Here’s a list and some pictures of highlights:
Ron Nagle at Rena Bransten Gallery. Nagle’s two diminutive sculptures on view were some of the most surprising and original work to catch my eye. A catalog from a recent show of his made me crave to see even more. The work has something of the comic sadness of Guston. Nagle’s idiosyncratic use of form and color make these engaging abstract sculptures both entirely human and entirely his own. [Above, a mere 7″ tall, “Scrunchabunch,” copyright Ron Nagle, courtesy of Rena Bransten Gallery, San Francisco.] Also at Rena Bransten, a beautiful wire piece by Ruth Asawa. A rare treat to view work by this superb artist.
Above: An untitled slate sculpture from 1945 by Isamu Noguchi (for $1.2 million) at Martha Parrish & James Reinish. This booth also had a couple of outstanding Milton Avery landscapes, pure and simple.
One could watch the subtle movements of Julian Opie’s digital piece Maria Theresa with Red Shawl, 2008, above, at Barbara Krakow, for hours. It was interesting to overhear discussions about the problems the technology of this work presents in terms of preservation and conservation. It’s a concern for the artist, collectors, and museums alike. There were some other powerhouse works in this booth, notably Tara Donovan‘s untitled (glass drawing) and a very dynamic series of wood block prints of spirals by grand dame Louise Bourgeois.

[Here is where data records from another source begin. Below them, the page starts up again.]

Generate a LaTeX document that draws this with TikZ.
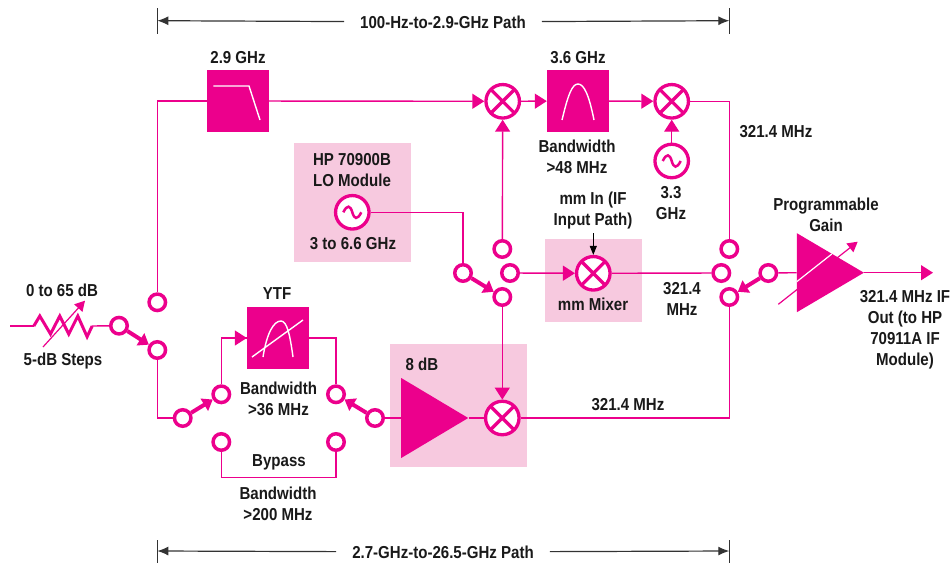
\documentclass[tikz,border=0pt]{standalone}
\usepackage{fontspec}
\setmainfont[FakeStretch=0.87]{Liberation Sans}
\usetikzlibrary{arrows.meta,shapes.geometric}
\definecolor{hpmag}{HTML}{EC008C}
\definecolor{hppink}{HTML}{F7C9DF}

\begin{document}
\begin{tikzpicture}[x=1pt,y=-1pt,
    txt/.style={font=\fontsize{17.3}{21}\selectfont\bfseries, align=center, inner sep=0pt, text=black!90},
    dimtxt/.style={txt, inner xsep=16pt, inner ysep=0pt},
    dimline/.style={draw=black!80, line width=1.2pt},
    dimarrow/.style={dimline, -{Latex[length=11pt,width=9pt]}},
    backbox/.style={fill=hppink, inner sep=0pt},
    terminal/.style={circle, draw=hpmag, line width=3.5pt, fill=white, minimum size=16.5pt, inner sep=0pt},
    filterbox/.style={rectangle, fill=hpmag, minimum size=62pt, inner sep=0pt},
    whitecurve/.style={draw=white, line width=1.4pt},
    mixer/.style={circle, draw=hpmag, line width=3.3pt, fill=white, minimum size=33.5pt, inner sep=0pt,
        path picture={\draw[hpmag, line width=3.3pt]
            (path picture bounding box.north west) -- (path picture bounding box.south east)
            (path picture bounding box.north east) -- (path picture bounding box.south west);}},
    osc/.style={circle, draw=hpmag, line width=3.3pt, fill=white, minimum size=33.5pt, inner sep=0pt,
        path picture={\draw[hpmag, line width=2.5pt, shift={(path picture bounding box.center)}]
            (-9,0) .. controls (-5,-8) and (-2,-7) .. (0,0) .. controls (2,7) and (5,8) .. (9,0);}},
    amp/.style={isosceles triangle, isosceles triangle stretches, fill=hpmag, inner sep=0pt, anchor=lower side},
    sig/.style={draw=hpmag, line width=1.4pt},
    sigarrow/.style={sig, -{Triangle[length=12pt,width=15pt]}},
    switcharm/.style={draw=hpmag, line width=4pt, -{Triangle[length=10pt,width=14pt]}},
    varline/.style={draw=hpmag, line width=1.2pt, -{Triangle[length=10pt,width=11pt]}}]

    \useasboundingbox (0,0) rectangle (950,562);

    \node[backbox, minimum width=117pt, minimum height=119pt] (lobox) at (352.5,202.5) {};
    \node[backbox, minimum width=97pt, minimum height=83pt] (mmbox) at (593.5,280.5) {};
    \node[backbox, minimum width=137pt, minimum height=123pt] (gainbox) at (458.5,405.5) {};

    \foreach \name/\x/\y in {upin/157.3/302.3, attout/119/325.7, lowin/157.3/350,
        ytfsw/182.7/418, ytfa/221.3/394.3, ytfb/336/394.3, ampsw/375/418,
        bypa/221.3/442, bypb/336/442, lotop/502.3/249, losw/463/273, lomm/510/273,
        lolow/502.3/297, outtop/729.3/249, outmm/721.3/273, outlow/729.3/297, outsw/768.3/273}
        \node[terminal] (\name) at (\x,\y) {};

    \node[filterbox, path picture={\draw[whitecurve, shift={(path picture bounding box.center)}]
        (-24.7,-15) -- (11,-15) -- (22,19);}] (lpf) at (238,101) {};
    \node[filterbox, path picture={\draw[whitecurve, shift={(path picture bounding box.center)}]
        (-16,19) .. controls (-10,-6) and (-6,-17) .. (0,-17) .. controls (6,-17) and (11,-6) .. (16,19);}] (bpf) at (578,101) {};
    \node[filterbox, path picture={\draw[whitecurve, shift={(path picture bounding box.center)}]
        (-15,19) .. controls (-11,-6) and (-4,-17) .. (3,-17) .. controls (9,-17) and (12,-3) .. (15,19)
        (-26,19) -- (25,-18);}] (ytf) at (278,338) {};

    \node[mixer] (mixa) at (502.7,101.3) {};
    \node[mixer] (mixb) at (671.7,101.3) {};
    \node[mixer] (mixmm) at (593.3,273.3) {};
    \node[mixer] (mixlow) at (502.3,418) {};
    \node[osc] (oscb) at (671.7,161) {};
    \node[osc] (osclo) at (352.3,212.3) {};

    \draw[varline] (778.3,304.3) -- (857.7,241.7);

    \node[amp, minimum height=67pt, minimum width=80pt] (ampa) at (401,418) {};
    \node[amp, minimum height=67pt, minimum width=79pt, path picture={\draw[draw=white, line width=1.2pt,
        shift={(path picture bounding box.center)}] (-52,32.1) -- (27.3,-30.5);}] (ampb) at (796.7,272.7) {};

    \node[minimum width=58pt, minimum height=26pt, inner sep=0pt] (atten) at (63,326) {};

    \coordinate (attin) at (10,326);
    \coordinate (out) at (933,272.7);
    \coordinate (mmin) at (593.3,233);
    \coordinate (toptl) at (157.3,8);
    \coordinate (topbl) at (157.3,33.5);
    \coordinate (toptr) at (729.3,8);
    \coordinate (topbr) at (729.3,33.5);
    \coordinate (bottl) at (157.3,540);
    \coordinate (botbl) at (157.3,563);
    \coordinate (bottr) at (729.3,540);
    \coordinate (botbr) at (729.3,563);

    \draw[sig] (attin) -- (atten.west);
    \draw[sig] (atten.east) -- (attout);
    \draw[draw=hpmag, line width=3pt, miter limit=4] (atten.west)
        -- ++(6,-10) -- ++(10.7,18) -- ++(9.3,-18) -- ++(9,18) -- ++(9,-18) -- ++(9.3,20.7) -- (atten.east);
    \draw[varline] (43,347) -- (85,300.7);

    \draw[sig] (lpf) -| (upin);
    \draw[sigarrow] (lpf) -- (mixa);
    \draw[sigarrow] (mixa) -- (bpf);
    \draw[sigarrow] (bpf) -- (mixb);
    \draw[sigarrow] (oscb) -- (mixb);
    \draw[sigarrow] (lotop) -- (mixa);
    \draw[sig] (mixb) -| (outtop);
    \draw[sig] (osclo) -| (losw);
    \draw[sigarrow] (lomm) -- (mixmm);
    \draw[sig] (mixmm) -- (outmm);
    \draw[sigarrow] (lolow) -- (mixlow);
    \draw[sig] (mixlow) -| (outlow);
    \draw[sig] (lowin) |- (ytfsw);
    \draw[sig] (ytfa) |- (ytf.west);
    \draw[sigarrow] (ytfa |- ytf.west) -- (ytf.west);
    \draw[sig] (ytf.east) -| (ytfb);
    \draw[sig] (bypa) |- (279,477.3) -| (bypb);
    \draw[sig] (ampsw) -- (ampa.lower side);
    \draw[sig] (ampa.apex) -- (mixlow);
    \draw[sig] (outsw) -- (ampb.lower side);
    \draw[sigarrow] (ampb.apex) -- (out);
    \draw[-{Triangle[length=9pt,width=7pt]}, black, line width=1pt] (mmin) -- (mixmm);

    \draw[switcharm] (attout) -- (lowin);
    \draw[switcharm] (ytfsw) -- (ytfa);
    \draw[switcharm] (ampsw) -- (ytfb);
    \draw[switcharm] (losw) -- (lolow);
    \draw[switcharm] (outsw) -- (outlow);

    \node[dimtxt] (toplabel) at (443,22) {100-Hz-to-2.9-GHz Path};
    \node[dimtxt] (botlabel) at (443,552) {2.7-GHz-to-26.5-GHz Path};
    \draw[dimline] (toptl) -- (topbl);
    \draw[dimline] (toptr) -- (topbr);
    \draw[dimline] (bottl) -- (botbl);
    \draw[dimline] (bottr) -- (botbr);
    \draw[dimarrow] (toplabel) -- (157.3,20.7);
    \draw[dimarrow] (toplabel) -- (729.3,20.7);
    \draw[dimarrow] (botlabel) -- (157.3,551);
    \draw[dimarrow] (botlabel) -- (729.3,551);

    \node[txt] (lpflabel) at (238,58) {2.9 GHz};
    \node[txt] (bpflabel) at (578,58) {3.6 GHz};
    \node[txt] (bpfband) at (577,157) {Bandwidth\\>48 MHz};
    \node[txt] (osclabel) at (671,203) {3.3\\GHz};
    \node[txt] (ifa) at (776,132) {321.4 MHz};
    \node[txt] (lolabel) at (352,170) {HP 70900B\\LO Module};
    \node[txt] (lofreq) at (353,244) {3 to 6.6 GHz};
    \node[txt] (mminlabel) at (593,211) {mm In (IF\\Input Path)};
    \node[txt] (mmlabel) at (593,304) {mm Mixer};
    \node[txt] (ifb) at (682,298.5) {321.4\\MHz};
    \node[txt] (gainlabel) at (826,215) {Programmable\\Gain};
    \node[txt] (outlabel) at (905,329.5) {321.4 MHz IF\\Out (to HP\\70911A IF\\Module)};
    \node[txt] (attlabel) at (62,290) {0 to 65 dB};
    \node[txt] (steplabel) at (63,361) {5-dB Steps};
    \node[txt] (ytflabel) at (277,294) {YTF};
    \node[txt] (ytfband) at (278.5,398.5) {Bandwidth\\>36 MHz};
    \node[txt] (byplabel) at (279,462) {Bypass};
    \node[txt] (bypband) at (278,503.5) {Bandwidth\\>200 MHz};
    \node[txt] (gainval) at (422,364) {8 dB};
    \node[txt] (ifc) at (628,405) {321.4 MHz};
\end{tikzpicture}
\end{document}
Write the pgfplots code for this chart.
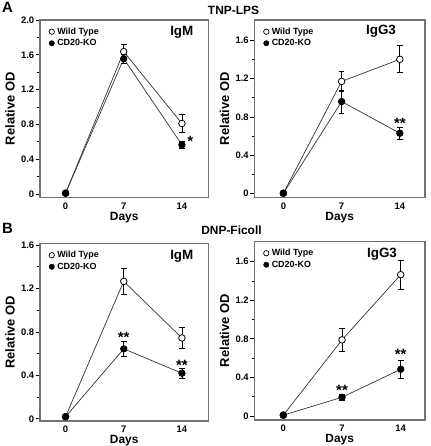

Sean Kelly Gallery had an impressive one-person show in the booth of two and three-dimensional work by Antony Gormley. On their outer wall, the strong impression of this gallery’s vision was augmented by two powerful pieces by Callum Innes, whose work we recently saw there on our gallery crawl last month.
Brice Marden’s 1983 screenprint of two brush-stroked squares at Mary Ryan.
Ameringer Yohe Fine Art had a whole wall filled with a grid-installation of Hans Hoffmann’s exuberant ink drawings from St. Tropez. [image above]
Nicola Tyson‘s imaginative figure drawings and funky paintings had a strong impact in a solo show at Friedrich Petzel.
A stunning black columnar wall sculpture by Peter Alexander at The Elkon Gallery.
George Rickey‘s marvels of interia — kinetic sculptures at Maxwell Davidson.
More selections from the show can be seen at Artinfo.com’s ADAA preview. See this link for images of work I would recommend seeking out at the armory such as: Donald Judd prints (solo show at Susan Sheehan), Lee Bontecou’s drawing at Knoedler and Company, Sol Lewitt large gouaches at PaceWildenstein, Elizabeth Turk’s marble ribbon sculptures at Hirschl & Adler Modern. (Knoedler had very informative labels next to the works by various artists including Richard Pousette-Dart, Lee Bontecou, and James Castle.)
Most depressing work in show: Mel Bochner at Peter Freeman, Inc. An entire booth devoted to blue paintings scrawled with the word “BLAH” in dripping white paint, top to bottom. But neither dealer nor artist are feeling so ‘blah’ since at least one had sold for $90,000 already.